I dati del 2017 sembrano indicare un calo nelle adesioni, invece c'è un ritorno in auge, specie qui: «Il lavoro è più precario, gli abusi più alti e la coscienza sindacale maggiore»
LOCARNO - Si sciopera per un licenziamento (36%), a causa del peggioramento delle condizioni di lavoro o del salario (30%); per chiedere miglioramenti (18%) o davanti a una minaccia del contratto collettivo (16%). Lo scorso anno, in Svizzera, le braccia si sono incrociate 11 volte, per 455 lavoratori coinvolti e 3'578 giornate perse, fonte Ust. «La statistica sottovaluta la realtà, perché considera solo le astensioni che hanno una durata minima di un giorno intero», mette però in guardia Unia.
Nel 2016 gli astenuti furono quattro volte tanti - Nell'anno in cui si celebra il centenario dello sciopero generale, primo caso nel 1918, a prestar fede ai numeri sembra di essere ormai vicini alla fine dell'astensione come strumento di rivendicazione; di assistere a un calo d'interesse e di adesione: nel 2016 scioperarono 2'181 persone, quattro volte di più del 2017; nel 2015 addirittura ben 13'437.
Ma la protesta collettiva esiste e resiste - Ma è soltanto un'illusione, giurano gli esperti. Lo sciopero esiste e resiste, anzi torna in auge. Il resto è un equivoco, generato dalle situazioni e i settori coinvolti, le dimensioni delle aziende e la durata nel tempo della protesta. «Le oscillazioni di anno in anno dicono poco – osserva Enrico Enrico Borelli, segretario Unia Ticino – Per fare una valutazione delle dinamiche ne servono almeno dieci».
Un aumento della conflittualità dal 2000 a oggi - Così, a estendere il tempo d'indagine, si scopre quanto sia sbagliato crederlo ormai superato. «Dall'inizio del millennio c'è stato un aumento della conflittualità. Non siamo ancora al livello dei primi del '900, ma c'è un ritorno, come conseguenza dell'avvento di politiche liberiste e l'attacco frontale ai diritti dei lavoratori».
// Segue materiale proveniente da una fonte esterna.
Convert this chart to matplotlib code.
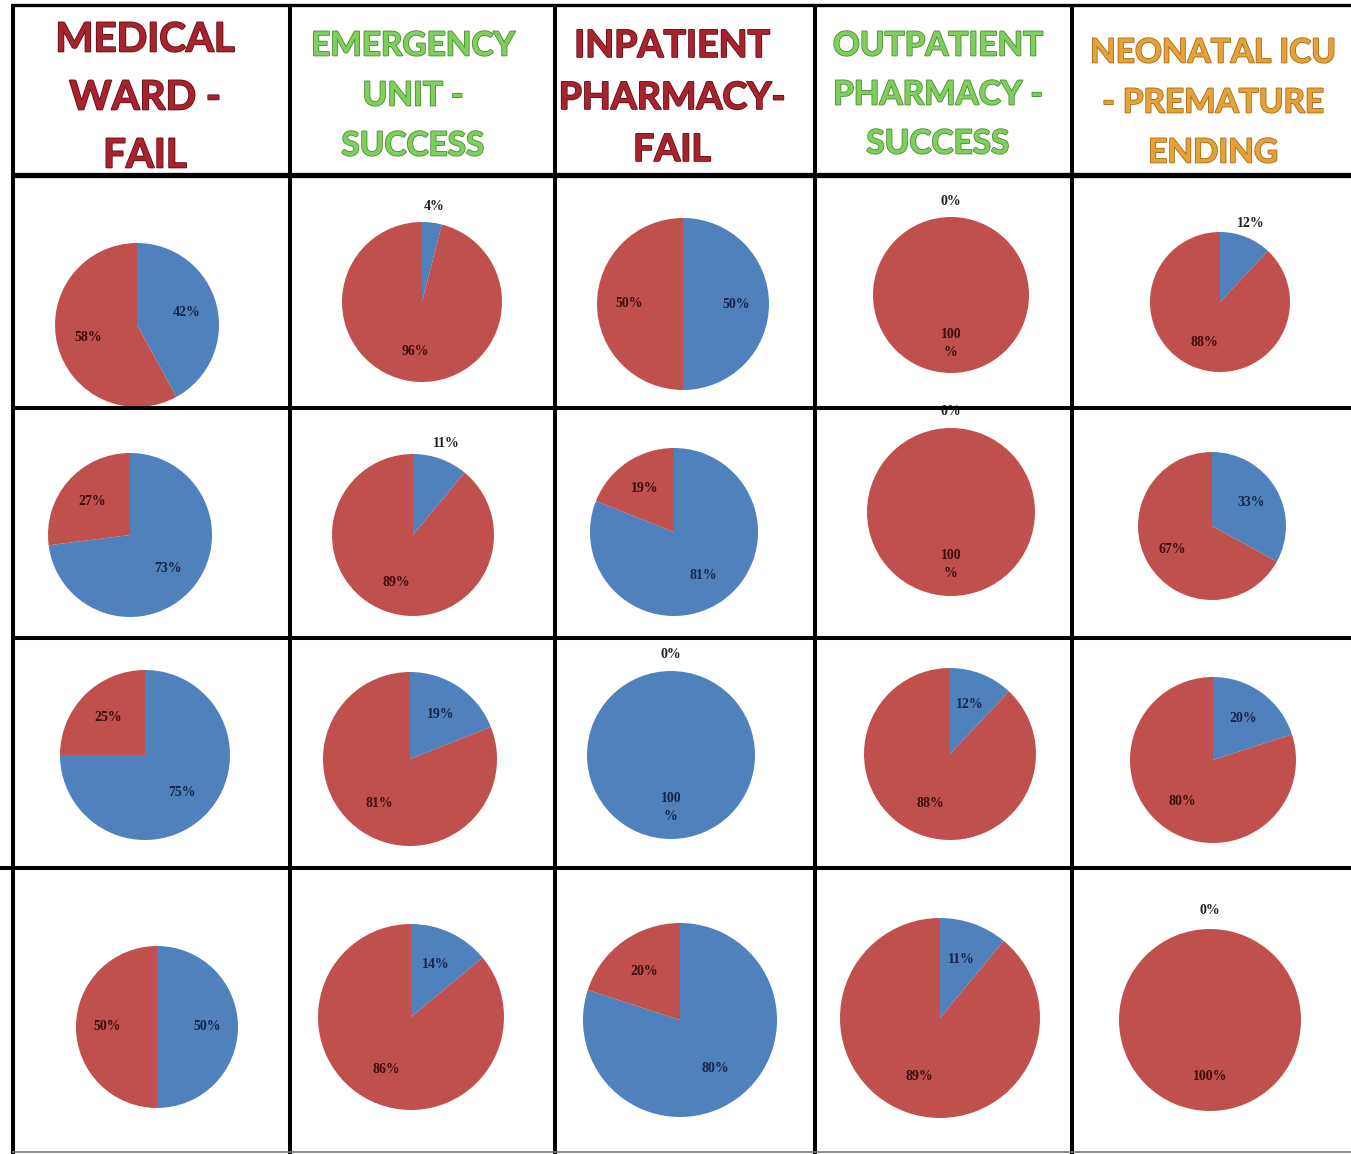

Manifattura, trasporto ed edilizia: i piû litigiosi - Sinceri o in difetto, i dati di certo dicono che il settore più conflittuale, in Svizzera, è quello delle attività manifatturiere, 2'115 giorni e 312 addetti; poi trasporto e magazzinaggio, 999 e 37, e le costruzioni, 210 e 51. Secondo Andreas Rieger, ex presidente Unia e autore del volume "Scioperi nel 21° secolo", il ricorso è destinato a incrementare: «Questo strumento non è affatto arcaico. Arcaico è pretendere invece, come fa il patronato, che i conflitti non esistano. È ingenuo pensare che possano essere risolti senza attriti nel quadro del partenariato sociale».
E nel futuro degli atipici come si farà? - Ovviamente «sarà necessario trovare nuove formule» e più moderne, riflette ancora Borelli, consapevole del proliferare di lavori atipici. «L'atomizzazione salariale rende difficile lo sviluppo di momenti di solidarietà. In un contesto in cui si opera da casa, si perde la dimensione collettiva».
Ticino, «isola infelice»: e lo sciopero "sfonda" - Che però si andrà ancora a lungo in questa direzione non ha dubbi, specie in Ticino, «uno dei cantoni dove si registrano più conflitti collettivi». Questo perché «le condizioni di lavoro sono più precarie che altrove, il livello di abusi più elevato. Il Ticino è un laboratorio negativo, un'isola infelice nel panorama elvetico. I maggiori conflitti sono nell'edilizia. Nel ricorso allo sciopero cui assistiamo qui, contano anche elementi storici. In Ticino c'è una sensibilità sindacale maggiore. Non a caso abbiamo avuto uno degli scioperi più importanti del 2017, quello della Navigazione del Lago Maggiore, 34 dipendenti e 21 giorni».